▶ _Data extract_:
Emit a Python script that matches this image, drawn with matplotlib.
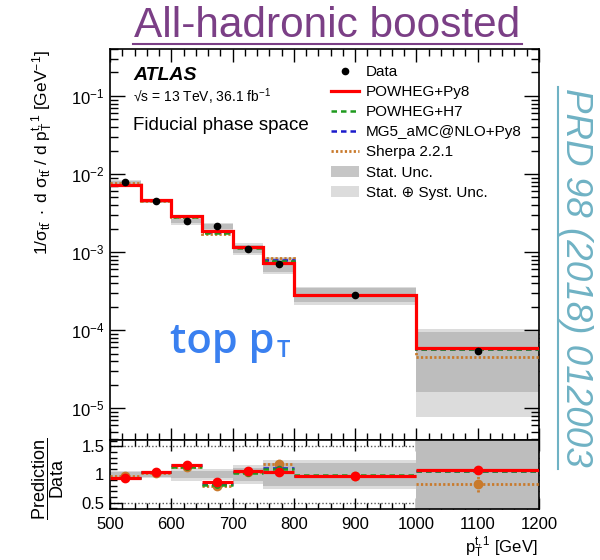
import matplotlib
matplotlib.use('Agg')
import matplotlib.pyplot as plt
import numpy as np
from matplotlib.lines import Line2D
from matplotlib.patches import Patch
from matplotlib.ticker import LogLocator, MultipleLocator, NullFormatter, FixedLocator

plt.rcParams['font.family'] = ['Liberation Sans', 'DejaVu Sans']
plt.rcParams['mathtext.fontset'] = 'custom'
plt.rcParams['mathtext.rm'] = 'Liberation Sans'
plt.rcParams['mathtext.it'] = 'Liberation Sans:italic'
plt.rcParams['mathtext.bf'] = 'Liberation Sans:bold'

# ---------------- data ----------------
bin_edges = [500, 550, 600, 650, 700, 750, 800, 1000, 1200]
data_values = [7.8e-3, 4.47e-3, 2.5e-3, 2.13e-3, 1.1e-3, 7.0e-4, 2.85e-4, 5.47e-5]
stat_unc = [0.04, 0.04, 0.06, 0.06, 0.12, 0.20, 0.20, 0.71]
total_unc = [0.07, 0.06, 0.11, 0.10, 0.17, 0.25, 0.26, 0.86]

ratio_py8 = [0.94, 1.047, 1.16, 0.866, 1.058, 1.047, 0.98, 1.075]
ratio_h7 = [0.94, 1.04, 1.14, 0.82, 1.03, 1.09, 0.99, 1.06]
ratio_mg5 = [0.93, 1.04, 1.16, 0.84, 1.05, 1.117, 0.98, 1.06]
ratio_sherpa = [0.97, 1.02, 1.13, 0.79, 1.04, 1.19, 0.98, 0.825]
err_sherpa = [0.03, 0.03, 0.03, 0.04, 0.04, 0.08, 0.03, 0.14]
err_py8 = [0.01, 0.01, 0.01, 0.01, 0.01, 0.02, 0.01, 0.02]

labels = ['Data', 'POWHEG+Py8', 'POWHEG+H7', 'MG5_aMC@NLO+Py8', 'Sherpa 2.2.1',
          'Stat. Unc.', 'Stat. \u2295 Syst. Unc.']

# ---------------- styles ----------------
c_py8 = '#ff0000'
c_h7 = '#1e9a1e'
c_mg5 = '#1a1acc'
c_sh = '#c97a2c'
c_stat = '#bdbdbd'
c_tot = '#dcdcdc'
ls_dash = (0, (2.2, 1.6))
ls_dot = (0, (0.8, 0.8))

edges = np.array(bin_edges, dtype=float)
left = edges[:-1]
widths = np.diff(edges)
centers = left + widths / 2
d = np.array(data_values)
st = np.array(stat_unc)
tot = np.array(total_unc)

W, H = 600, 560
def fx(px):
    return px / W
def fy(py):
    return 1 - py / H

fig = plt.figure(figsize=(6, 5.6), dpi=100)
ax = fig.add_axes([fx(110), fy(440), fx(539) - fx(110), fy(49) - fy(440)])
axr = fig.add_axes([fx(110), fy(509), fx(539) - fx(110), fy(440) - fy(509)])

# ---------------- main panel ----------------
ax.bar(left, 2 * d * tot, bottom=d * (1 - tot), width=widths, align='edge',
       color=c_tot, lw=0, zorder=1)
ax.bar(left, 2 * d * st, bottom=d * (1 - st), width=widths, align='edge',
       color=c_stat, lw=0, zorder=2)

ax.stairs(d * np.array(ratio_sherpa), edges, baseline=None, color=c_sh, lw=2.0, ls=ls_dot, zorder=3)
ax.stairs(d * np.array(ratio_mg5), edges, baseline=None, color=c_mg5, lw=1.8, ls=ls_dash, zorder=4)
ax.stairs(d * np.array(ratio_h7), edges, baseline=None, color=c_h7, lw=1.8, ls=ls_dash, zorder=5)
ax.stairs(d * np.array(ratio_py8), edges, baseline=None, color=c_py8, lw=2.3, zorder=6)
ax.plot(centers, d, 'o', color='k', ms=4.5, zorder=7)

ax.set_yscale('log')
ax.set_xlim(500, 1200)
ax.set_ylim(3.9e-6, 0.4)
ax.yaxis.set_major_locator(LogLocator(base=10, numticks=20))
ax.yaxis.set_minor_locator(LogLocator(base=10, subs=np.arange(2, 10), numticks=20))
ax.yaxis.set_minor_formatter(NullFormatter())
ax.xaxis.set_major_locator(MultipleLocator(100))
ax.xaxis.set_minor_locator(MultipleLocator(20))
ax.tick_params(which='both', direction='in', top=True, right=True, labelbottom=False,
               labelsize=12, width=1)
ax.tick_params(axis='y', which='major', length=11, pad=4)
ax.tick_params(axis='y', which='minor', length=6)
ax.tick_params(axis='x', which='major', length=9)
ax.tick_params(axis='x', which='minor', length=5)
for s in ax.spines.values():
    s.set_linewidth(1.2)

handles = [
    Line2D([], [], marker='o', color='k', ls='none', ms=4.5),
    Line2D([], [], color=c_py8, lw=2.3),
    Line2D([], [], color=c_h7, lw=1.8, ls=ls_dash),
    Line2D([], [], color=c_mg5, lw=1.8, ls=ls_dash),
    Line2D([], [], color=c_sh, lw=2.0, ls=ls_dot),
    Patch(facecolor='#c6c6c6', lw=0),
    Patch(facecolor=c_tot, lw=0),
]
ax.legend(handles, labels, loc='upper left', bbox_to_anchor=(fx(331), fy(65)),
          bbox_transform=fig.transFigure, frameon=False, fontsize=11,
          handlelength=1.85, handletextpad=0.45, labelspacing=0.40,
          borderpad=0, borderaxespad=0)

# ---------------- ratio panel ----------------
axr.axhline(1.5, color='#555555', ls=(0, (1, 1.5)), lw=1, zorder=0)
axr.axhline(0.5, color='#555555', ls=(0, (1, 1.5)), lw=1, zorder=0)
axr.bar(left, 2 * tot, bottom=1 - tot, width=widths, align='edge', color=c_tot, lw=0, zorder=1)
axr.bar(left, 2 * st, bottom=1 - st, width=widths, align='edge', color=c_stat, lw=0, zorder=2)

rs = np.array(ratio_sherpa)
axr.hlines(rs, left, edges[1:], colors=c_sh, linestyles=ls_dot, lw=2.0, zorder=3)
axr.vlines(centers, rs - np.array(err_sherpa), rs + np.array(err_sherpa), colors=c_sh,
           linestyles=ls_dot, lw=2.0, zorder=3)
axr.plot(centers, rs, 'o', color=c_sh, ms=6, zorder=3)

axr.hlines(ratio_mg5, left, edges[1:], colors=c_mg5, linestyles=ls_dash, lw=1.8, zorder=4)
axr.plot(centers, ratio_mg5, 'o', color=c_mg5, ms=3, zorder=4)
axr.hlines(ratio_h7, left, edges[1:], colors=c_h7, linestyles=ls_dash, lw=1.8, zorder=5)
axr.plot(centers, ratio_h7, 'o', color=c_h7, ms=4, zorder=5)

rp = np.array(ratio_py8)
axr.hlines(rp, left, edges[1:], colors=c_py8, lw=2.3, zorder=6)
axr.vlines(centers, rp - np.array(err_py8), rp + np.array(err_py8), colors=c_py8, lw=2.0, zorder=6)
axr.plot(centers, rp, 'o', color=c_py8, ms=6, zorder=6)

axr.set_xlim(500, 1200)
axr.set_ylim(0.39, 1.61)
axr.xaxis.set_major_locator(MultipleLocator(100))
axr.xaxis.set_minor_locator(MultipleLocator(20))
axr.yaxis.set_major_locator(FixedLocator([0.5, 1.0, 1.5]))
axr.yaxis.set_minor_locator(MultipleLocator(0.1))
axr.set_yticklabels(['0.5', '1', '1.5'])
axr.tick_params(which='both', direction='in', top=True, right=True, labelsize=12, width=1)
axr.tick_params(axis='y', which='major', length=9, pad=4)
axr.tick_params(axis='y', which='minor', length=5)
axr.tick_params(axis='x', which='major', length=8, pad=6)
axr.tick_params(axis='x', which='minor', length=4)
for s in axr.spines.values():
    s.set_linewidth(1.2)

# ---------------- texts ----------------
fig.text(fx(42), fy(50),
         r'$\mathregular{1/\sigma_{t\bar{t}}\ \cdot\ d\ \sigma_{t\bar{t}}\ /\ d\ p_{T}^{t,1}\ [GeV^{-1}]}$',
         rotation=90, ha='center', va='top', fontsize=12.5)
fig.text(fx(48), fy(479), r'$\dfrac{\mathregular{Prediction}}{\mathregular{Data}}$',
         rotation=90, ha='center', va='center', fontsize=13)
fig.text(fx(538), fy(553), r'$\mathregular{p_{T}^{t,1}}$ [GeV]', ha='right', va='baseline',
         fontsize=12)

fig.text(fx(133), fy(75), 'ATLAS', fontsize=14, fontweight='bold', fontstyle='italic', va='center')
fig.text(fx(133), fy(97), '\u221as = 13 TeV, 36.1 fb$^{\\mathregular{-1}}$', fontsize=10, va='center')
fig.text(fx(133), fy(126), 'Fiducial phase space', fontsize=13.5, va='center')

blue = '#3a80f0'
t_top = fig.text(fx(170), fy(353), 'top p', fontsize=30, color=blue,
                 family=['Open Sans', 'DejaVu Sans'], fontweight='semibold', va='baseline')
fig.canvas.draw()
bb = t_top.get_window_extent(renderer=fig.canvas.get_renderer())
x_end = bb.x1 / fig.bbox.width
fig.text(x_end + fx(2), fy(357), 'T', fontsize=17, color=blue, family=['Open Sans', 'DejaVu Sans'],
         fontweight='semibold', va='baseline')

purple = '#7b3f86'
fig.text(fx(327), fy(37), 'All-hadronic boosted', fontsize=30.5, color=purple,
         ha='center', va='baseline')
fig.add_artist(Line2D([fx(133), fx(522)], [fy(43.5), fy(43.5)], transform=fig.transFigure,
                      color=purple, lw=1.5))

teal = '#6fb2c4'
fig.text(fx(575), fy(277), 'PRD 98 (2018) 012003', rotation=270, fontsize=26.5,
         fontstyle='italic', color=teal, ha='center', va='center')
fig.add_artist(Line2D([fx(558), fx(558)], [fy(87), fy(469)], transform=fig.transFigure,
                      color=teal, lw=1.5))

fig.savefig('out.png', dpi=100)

▶ _What this task involves_:
Find "matplotlib". Copy every line it occurs in.

▶ _Final result_:
Emit a Python script that matches this image, drawn with matplotlib.
import matplotlib
matplotlib.use('Agg')
import matplotlib.pyplot as plt
from matplotlib.lines import Line2D
from matplotlib.patches import Patch
from matplotlib.ticker import LogLocator, MultipleLocator, NullFormatter, FixedLocator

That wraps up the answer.